SF is a 7 1/2 point pick over GB while KC is favored by 7 over Tenn.  If GB and KC were to advance it would be a rematch of Super Bowl I way, way back in 1967.

Did you know that the first Super Bowl wasn’t called a Super Bowl?  It was known as The AFL-NFL World Championship Game.  It carried that moniker because two bitterly rival leagues had not yet merged to form the NFL.

It was played in the LA Coliseum and the Packers rode a strong second half to win going away 35-10.  The game was awarded to the LA market a mere seven weeks prior to kickoff.  The date of the game was only agreed to three weeks prior to kickoff.

Hank Stram coached the Chiefs.  The man who has the trophy named after him coached the Packers.  That would be one Vince Lombardi.

It remains the only Super Bowl to have been simulcast in the United States by two networks. NBC had the rights to nationally televise AFL games, while CBS held the rights to broadcast NFL games.  Both were allowed to televise the game accordingly.

The players’ shares were $15,000 each for the winning team(GB) and $7,500 each for the losing team (KC).  Many playing in the game had regular season salaries that paled by comparison.

The Packers were led by veteran quarterback Bart Starr who was the top-rated quarterback in the NFL for 1966, and won the NFL Most Valuable Player Award.  He completed156 of 251 (62.2%) passes for 2257 yards, 14 touchdowns, and only three interceptions.  A good QB in today’s game has double those pass attempts, completions, yards, TD’s, and interceptions.

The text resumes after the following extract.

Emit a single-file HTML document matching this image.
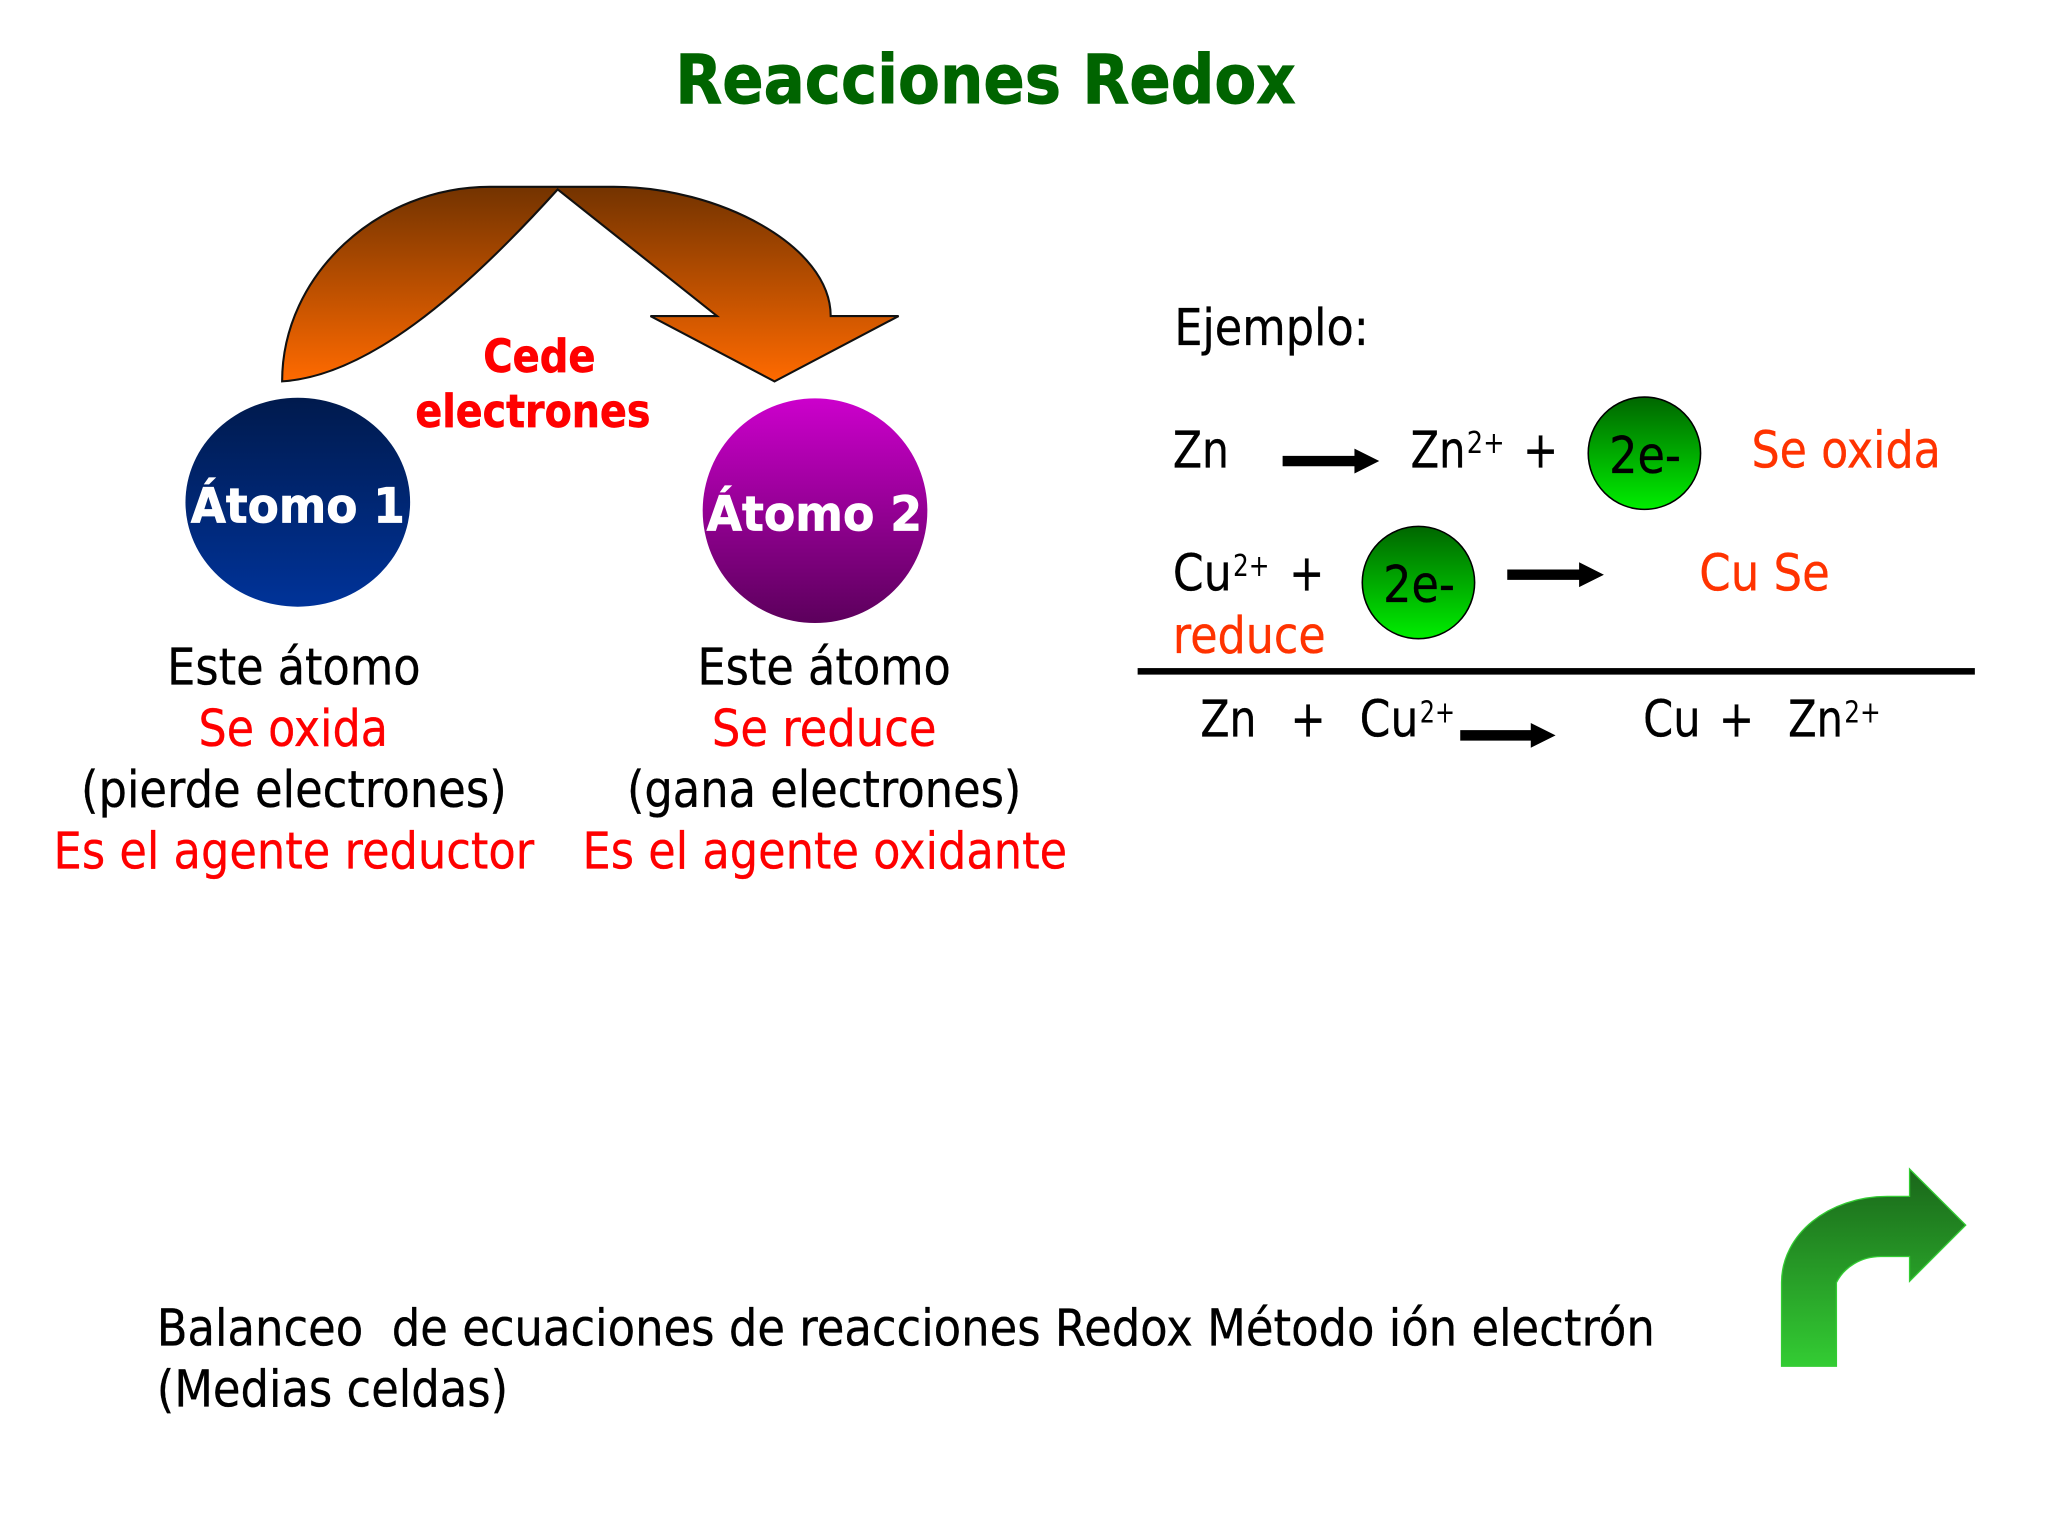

This is also the only Super Bowl where the numeric yard markers were five yards apart, rather than 10 as is customary today.

Super Bowl I was the only Super Bowl that was not a sellout, despite the TV blackout in Los Angeles. Of the 94,000-seat capacity in the Coliseum, 33,000 went unsold.  Tickets were a whopping $12 ($92.18 in 2019 money) for the average seat.

So much for the adage the more things change, the more they stay the same.

Although one does.   Fifty four years later LA still doesn’t support the NFL.